L’INCUBO DELL’ETERNA GIOVINEZZA

19 Giugno, 2017 | Autore : |
I dati parlano chiaro: il lavoro è diventato ormai un privilegio, se per lavoro si intende un’attività che offra la possibilità di aumentare il proprio benessere personale e familiare, trovandosi inserito in una rete di protezione sociale. Oggi il lavoro è diventato molto spesso una mera attività di speculazione, data da rendite che fruttano denaro, ovvero una serie di attività che occupano, ma non offrono reddito. Tutto questo è frutto di precise scelte e logiche politiche. Si è scelto di spostare ricchezza dal lavoro e dai lavoratori alle rendite, siano esse rendite speculative o mascherate da posizioni lavorative privilegiate. Il risultato dell’impoverimento del lavoro e dei lavoratori è una società in cui alla stabilità dell’esistenza e della crescita si è sostituita l’instabilità dell’accaparramento e della sopravvivenza. Per sua natura, la sopravvivenza non è compatibile con la serenità e l’inclusione sociale.
Il welfare privato, l’erosione del risparmio familiare, ha generato milioni di mantenuti, solo parzialmente autonomi, legati ai genitori e ai nonni da esigenze di sopravvivenza. La ricchezza familiare, così intesa, diminuisce drasticamente.
 
E’ un fenomeno fotografato anche dal secondo rapporto annuale CENSIS sull’avvocatura, laddove emerge che circa il 70% dei legali italiani, per affrontare spese critiche, ricorra ai propri risparmi. Singolare il dato che riguarda il confronto tra gli avvocati più giovani e quelli più anziani: il 48% dei legali con meno di 10 anni di anzianità si rivolge infatti ad amici o parenti, per spese critiche, mentre il dato, tra chi ha oltre 30 anni di esercizio alle spalle, è del 13%.
I giovani sono più poveri e vengono sostenuti dalle famiglie, ma è assurdo considerare individui che arrivano alla soglia dei 40 anni come “giovani”.
 
L’Italia è uno dei paesi in cui il prolungamento della giovinezza è apparso più legato alla mancanza di indipendenza economica, che a propensione culturale. L’impoverimento delle generazioni più giovani, la perdita di tutele lavorative, i sistemi di calcolo delle pensioni, enormemente sfavorevoli rispetto agli anziani, il crollo dei redditi, per i liberi professionisti, hanno creato una evidente spaccatura economica: da una parte i vecchi, tutelati da percorsi lavorativi continui, pensioni maturate con il sistema retributivo e redditi accumulati in periodo di benessere, dall’altra parte i giovani, sempre più poveri, sempre più precari, impossibilitati a guardare al proprio futuro con ottimismo e spesso costretti a rinunciare ad investire nella famiglia e nella crescita personale.
 
E’ forse il più drammatico problema del nostro tempo e necessita di un’attenzione strutturale, ma anche di un totale capovolgimento del paradigma operativo e politico delle classi dirigenti. 

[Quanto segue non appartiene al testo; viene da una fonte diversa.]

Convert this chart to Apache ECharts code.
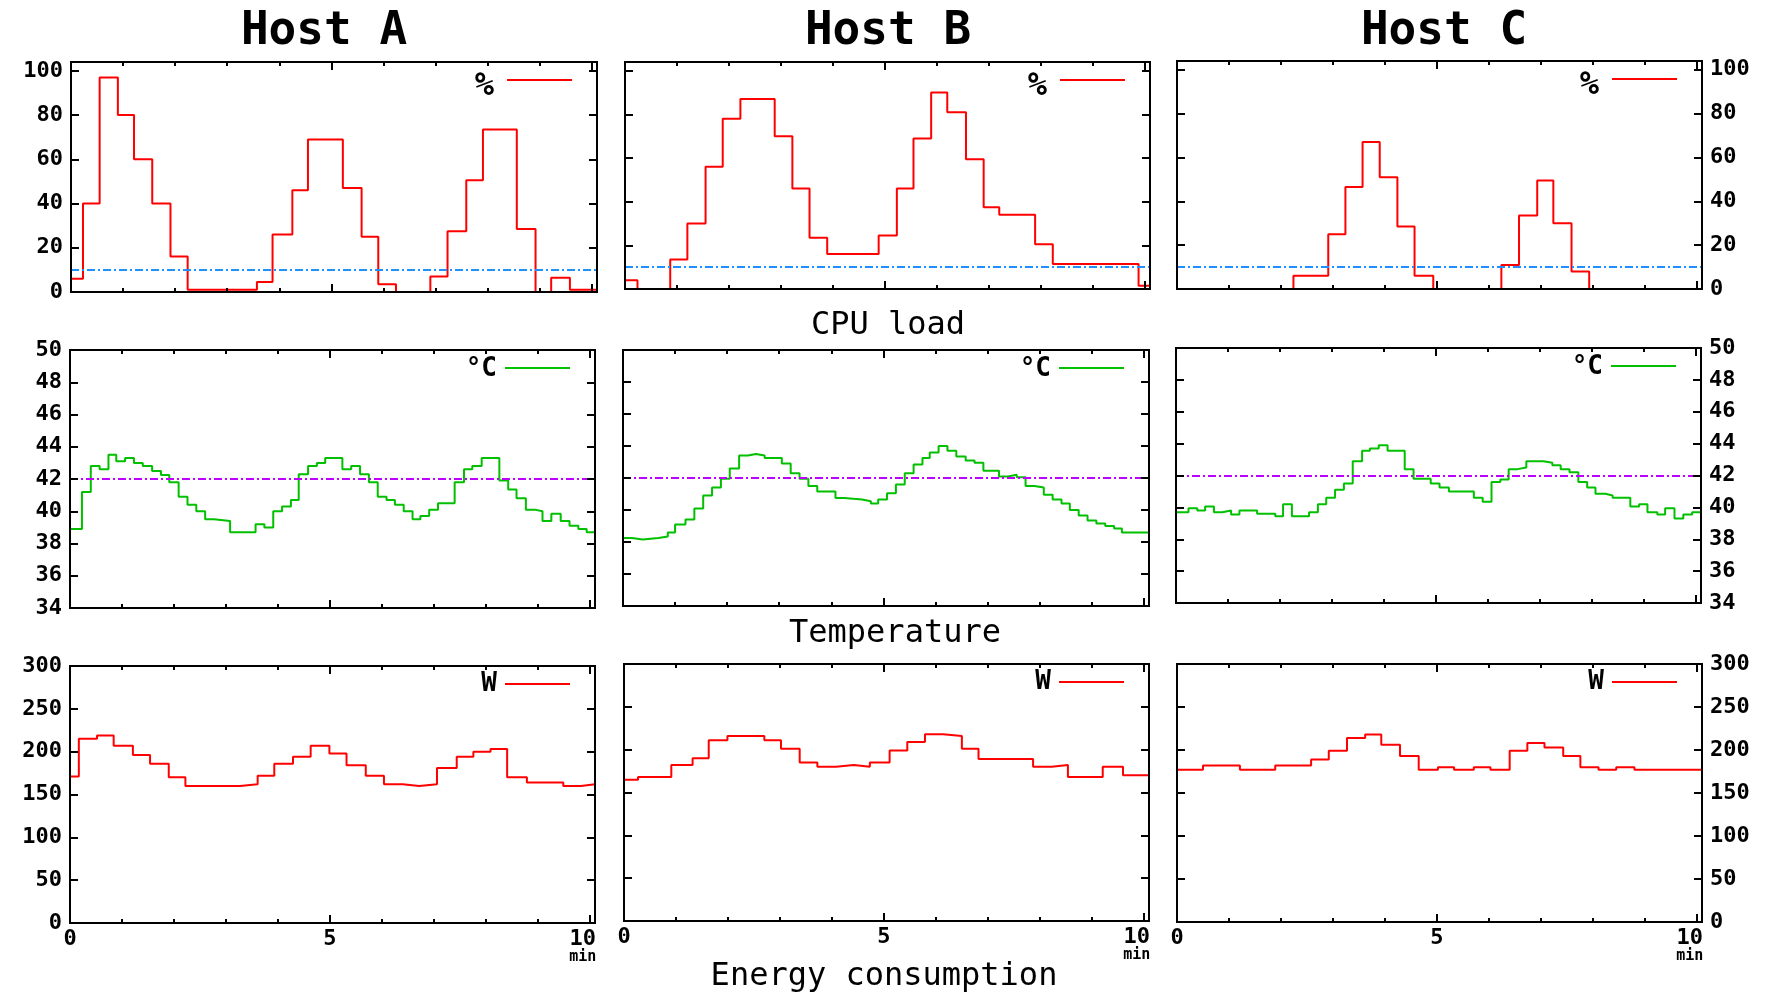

I giovani andrebbero pagati meglio, i meccanismi tesi a sostenere la contribuzione previdenziale per coloro che non riescono a farlo, visti i redditi bassi, dovrebbero divenire la priorità per i governi. Le misure volte a dare reddito di vita ai giovani, in modo da poterli affrancare dalla dipendenza verso i propri ascendenti, si palesano oggi come una fondamentale esigenza sociale. Impedire ai giovani di guardare con fiducia al futuro significa negare un futuro alle nostre società.
Lo studio del presente articolo darà diritto ad un credito formativo in materia non obbligatoria.